■ Do this ■
Without the pictures, write out all the lines below exactly as they appear.

■ Dataset section ■
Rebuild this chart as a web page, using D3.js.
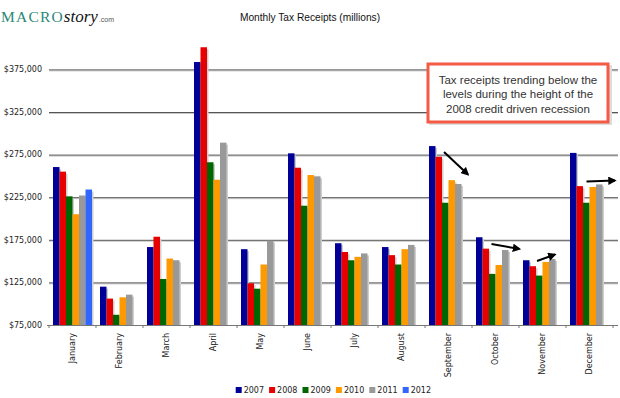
<!DOCTYPE html>
<html><head><meta charset="utf-8">
<script src="https://cdn.jsdelivr.net/npm/d3@7"></script>
<style>html,body{margin:0;padding:0;background:#fff;}svg{display:block;}</style>
</head><body>
<script>
const months = ["January","February","March","April","May","June","July","August","September","October","November","December"];
const years = ["2007","2008","2009","2010","2011","2012"];
const colors = ["#000099","#e60000","#006600","#ff9900","#999999","#3366ff"];
const v2007 = [260400,120000,166500,383700,164000,276500,171000,166500,285000,178000,151000,277000];
const v2008 = [255000,106000,178600,401000,124000,259600,160700,157000,272500,164600,144000,238000];
const v2009 = [226000,87000,129000,266000,117600,215000,151000,146000,218500,135000,133000,218500];
const v2010 = [205000,107500,153000,245500,146000,251000,155000,164000,245000,145400,149000,237000];
const v2011 = [227000,110600,151000,289000,174000,249500,159000,169000,240500,163000,152500,240000];
const v2012 = [234000,null,null,null,null,null,null,null,null,null,null,null];
const series = [v2007,v2008,v2009,v2010,v2011,v2012];
const yTicks = [75000,125000,175000,225000,275000,325000,375000];
const noteLines = ["Tax receipts trending below the","levels during the height of the","2008 credit driven recession"];
const arrows = [[444,152,468,174.5],[491.5,244,519.5,249],[537,261,555,254.5],[586.5,181.5,615,180.5]];

const W=620,H=398;
const svg=d3.select("body").append("svg").attr("width",W).attr("height",H);
const defs=svg.append("defs");
defs.append("marker").attr("id","ah").attr("viewBox","0 0 10 10").attr("refX",8).attr("refY",5)
  .attr("markerWidth",4.2).attr("markerHeight",4.2).attr("orient","auto")
  .append("path").attr("d","M0,0L10,5L0,10z").attr("fill","#000");

const x0=d3.scaleBand().domain(months).range([49,613]).padding(0);
const x1=d3.scaleBand().domain(years).range([4,43]).padding(0);
const y=d3.scaleLinear().domain([75000,375000]).range([325,69.4]);

// logo
const logo=svg.append("text").attr("x",1).attr("y",22);
logo.append("tspan").text("MACRO").attr("font-family","Liberation Serif, serif").attr("font-size",15.5).attr("letter-spacing",1.2).attr("fill","#2a8878");
logo.append("tspan").text("story").attr("font-family","Liberation Serif, serif").attr("font-style","italic").attr("font-size",17).attr("fill","#111");
logo.append("tspan").text(".com").attr("font-family","Liberation Sans, sans-serif").attr("font-size",7).attr("fill","#555").attr("dx",1);

// title
svg.append("text").attr("x",310).attr("y",21).attr("text-anchor","middle")
  .attr("font-family","Liberation Sans, sans-serif").attr("font-size",10.2).attr("fill","#111")
  .text("Monthly Tax Receipts (millions)");

// gridlines
const g=svg.append("g");
yTicks.forEach(t=>{
  if(t>75000){
    g.append("line").attr("x1",49).attr("x2",618).attr("y1",y(t)+1.5).attr("y2",y(t)+1.5).attr("stroke","#c8c8c8").attr("stroke-width",1);
    g.append("line").attr("x1",49).attr("x2",618).attr("y1",y(t)+0.5).attr("y2",y(t)+0.5).attr("stroke","#555").attr("stroke-width",1);
  }
  g.append("text").attr("x",42).attr("y",y(t)).attr("dy","0.35em").attr("text-anchor","end")
   .attr("font-family","DejaVu Sans, sans-serif").attr("font-size",8).attr("fill","#222")
   .text("$"+d3.format(",")(t));
});

// bars
const bars=svg.append("g");
months.forEach((m,i)=>{
  series.forEach((s,j)=>{
    const v=s[i]; if(v==null) return;
    const bx=x0(m)+x1(years[j]), by=y(v), bw=x1.bandwidth(), bh=325-y(v);
    bars.append("rect").attr("x",bx+1.5).attr("y",by+2).attr("width",bw).attr("height",bh-2).attr("fill","#cfcfcf");
  });
  series.forEach((s,j)=>{
    const v=s[i]; if(v==null) return;
    const bx=x0(m)+x1(years[j]), by=y(v), bw=x1.bandwidth(), bh=325-y(v);
    bars.append("rect").attr("x",bx).attr("y",by).attr("width",bw).attr("height",bh).attr("fill",colors[j]);
  });
});

// x axis
svg.append("line").attr("x1",47).attr("x2",618).attr("y1",325.5).attr("y2",325.5).attr("stroke","#777").attr("stroke-width",1);
d3.range(13).forEach(k=>{
  const tx=49+k*x0.bandwidth();
  svg.append("line").attr("x1",tx).attr("x2",tx).attr("y1",325).attr("y2",328).attr("stroke","#777");
});
months.forEach(m=>{
  const cx=x0(m)+x0.bandwidth()/2;
  svg.append("text").attr("transform",`translate(${cx},333) rotate(-90)`).attr("text-anchor","end").attr("dy","0.35em")
    .attr("font-family","DejaVu Sans, sans-serif").attr("font-size",8).attr("fill","#222").text(m);
});

// legend
const leg=svg.append("g");
years.forEach((yr,j)=>{
  const lx=235.7+j*33.4;
  leg.append("rect").attr("x",lx).attr("y",387).attr("width",6).attr("height",6).attr("fill",colors[j]);
  leg.append("text").attr("x",lx+8).attr("y",390).attr("dy","0.35em")
   .attr("font-family","DejaVu Sans, sans-serif").attr("font-size",8).attr("fill","#222").text(yr);
});

// annotation
svg.append("rect").attr("x",429).attr("y",65).attr("width",183).attr("height",60).attr("fill","#ddd");
svg.append("rect").attr("x",428).attr("y",64).attr("width",180).attr("height",58).attr("fill","#fff").attr("stroke","#f45a44").attr("stroke-width",3);
noteLines.forEach((l,k)=>{
  svg.append("text").attr("x",518).attr("y",84+k*14.3).attr("text-anchor","middle")
   .attr("font-family","Liberation Sans, sans-serif").attr("font-size",11.5).attr("fill","#333").text(l);
});
arrows.forEach(a=>{
  svg.append("line").attr("x1",a[0]).attr("y1",a[1]).attr("x2",a[2]).attr("y2",a[3])
   .attr("stroke","#000").attr("stroke-width",2).attr("marker-end","url(#ah)");
});
</script>
</body></html>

■ Completed task ■
Rebuild this chart as a web page, using D3.js.
<!DOCTYPE html>
<html><head><meta charset="utf-8">
<script src="https://cdn.jsdelivr.net/npm/d3@7"></script>
<style>html,body{margin:0;padding:0;background:#fff;}svg{display:block;}</style>
</head><body>
<script>
const months = ["January","February","March","April","May","June","July","August","September","October","November","December"];
const years = ["2007","2008","2009","2010","2011","2012"];
const colors = ["#000099","#e60000","#006600","#ff9900","#999999","#3366ff"];
const v2007 = [260400,120000,166500,383700,164000,276500,171000,166500,285000,178000,151000,277000];
const v2008 = [255000,106000,178600,401000,124000,259600,160700,157000,272500,164600,144000,238000];
const v2009 = [226000,87000,129000,266000,117600,215000,151000,146000,218500,135000,133000,218500];
const v2010 = [205000,107500,153000,245500,146000,251000,155000,164000,245000,145400,149000,237000];
const v2011 = [227000,110600,151000,289000,174000,249500,159000,169000,240500,163000,152500,240000];
const v2012 = [234000,null,null,null,null,null,null,null,null,null,null,null];
const series = [v2007,v2008,v2009,v2010,v2011,v2012];
const yTicks = [75000,125000,175000,225000,275000,325000,375000];
const noteLines = ["Tax receipts trending below the","levels during the height of the","2008 credit driven recession"];
const arrows = [[444,152,468,174.5],[491.5,244,519.5,249],[537,261,555,254.5],[586.5,181.5,615,180.5]];

const W=620,H=398;
const svg=d3.select("body").append("svg").attr("width",W).attr("height",H);
const defs=svg.append("defs");
defs.append("marker").attr("id","ah").attr("viewBox","0 0 10 10").attr("refX",8).attr("refY",5)
  .attr("markerWidth",4.2).attr("markerHeight",4.2).attr("orient","auto")
  .append("path").attr("d","M0,0L10,5L0,10z").attr("fill","#000");

const x0=d3.scaleBand().domain(months).range([49,613]).padding(0);
const x1=d3.scaleBand().domain(years).range([4,43]).padding(0);
const y=d3.scaleLinear().domain([75000,375000]).range([325,69.4]);

// logo
const logo=svg.append("text").attr("x",1).attr("y",22);
logo.append("tspan").text("MACRO").attr("font-family","Liberation Serif, serif").attr("font-size",15.5).attr("letter-spacing",1.2).attr("fill","#2a8878");
logo.append("tspan").text("story").attr("font-family","Liberation Serif, serif").attr("font-style","italic").attr("font-size",17).attr("fill","#111");
logo.append("tspan").text(".com").attr("font-family","Liberation Sans, sans-serif").attr("font-size",7).attr("fill","#555").attr("dx",1);

// title
svg.append("text").attr("x",310).attr("y",21).attr("text-anchor","middle")
  .attr("font-family","Liberation Sans, sans-serif").attr("font-size",10.2).attr("fill","#111")
  .text("Monthly Tax Receipts (millions)");

// gridlines
const g=svg.append("g");
yTicks.forEach(t=>{
  if(t>75000){
    g.append("line").attr("x1",49).attr("x2",618).attr("y1",y(t)+1.5).attr("y2",y(t)+1.5).attr("stroke","#c8c8c8").attr("stroke-width",1);
    g.append("line").attr("x1",49).attr("x2",618).attr("y1",y(t)+0.5).attr("y2",y(t)+0.5).attr("stroke","#555").attr("stroke-width",1);
  }
  g.append("text").attr("x",42).attr("y",y(t)).attr("dy","0.35em").attr("text-anchor","end")
   .attr("font-family","DejaVu Sans, sans-serif").attr("font-size",8).attr("fill","#222")
   .text("$"+d3.format(",")(t));
});

// bars
const bars=svg.append("g");
months.forEach((m,i)=>{
  series.forEach((s,j)=>{
    const v=s[i]; if(v==null) return;
    const bx=x0(m)+x1(years[j]), by=y(v), bw=x1.bandwidth(), bh=325-y(v);
    bars.append("rect").attr("x",bx+1.5).attr("y",by+2).attr("width",bw).attr("height",bh-2).attr("fill","#cfcfcf");
  });
  series.forEach((s,j)=>{
    const v=s[i]; if(v==null) return;
    const bx=x0(m)+x1(years[j]), by=y(v), bw=x1.bandwidth(), bh=325-y(v);
    bars.append("rect").attr("x",bx).attr("y",by).attr("width",bw).attr("height",bh).attr("fill",colors[j]);
  });
});

// x axis
svg.append("line").attr("x1",47).attr("x2",618).attr("y1",325.5).attr("y2",325.5).attr("stroke","#777").attr("stroke-width",1);
d3.range(13).forEach(k=>{
  const tx=49+k*x0.bandwidth();
  svg.append("line").attr("x1",tx).attr("x2",tx).attr("y1",325).attr("y2",328).attr("stroke","#777");
});
months.forEach(m=>{
  const cx=x0(m)+x0.bandwidth()/2;
  svg.append("text").attr("transform",`translate(${cx},333) rotate(-90)`).attr("text-anchor","end").attr("dy","0.35em")
    .attr("font-family","DejaVu Sans, sans-serif").attr("font-size",8).attr("fill","#222").text(m);
});

// legend
const leg=svg.append("g");
years.forEach((yr,j)=>{
  const lx=235.7+j*33.4;
  leg.append("rect").attr("x",lx).attr("y",387).attr("width",6).attr("height",6).attr("fill",colors[j]);
  leg.append("text").attr("x",lx+8).attr("y",390).attr("dy","0.35em")
   .attr("font-family","DejaVu Sans, sans-serif").attr("font-size",8).attr("fill","#222").text(yr);
});

// annotation
svg.append("rect").attr("x",429).attr("y",65).attr("width",183).attr("height",60).attr("fill","#ddd");
svg.append("rect").attr("x",428).attr("y",64).attr("width",180).attr("height",58).attr("fill","#fff").attr("stroke","#f45a44").attr("stroke-width",3);
noteLines.forEach((l,k)=>{
  svg.append("text").attr("x",518).attr("y",84+k*14.3).attr("text-anchor","middle")
   .attr("font-family","Liberation Sans, sans-serif").attr("font-size",11.5).attr("fill","#333").text(l);
});
arrows.forEach(a=>{
  svg.append("line").attr("x1",a[0]).attr("y1",a[1]).attr("x2",a[2]).attr("y2",a[3])
   .attr("stroke","#000").attr("stroke-width",2).attr("marker-end","url(#ah)");
});
</script>
</body></html>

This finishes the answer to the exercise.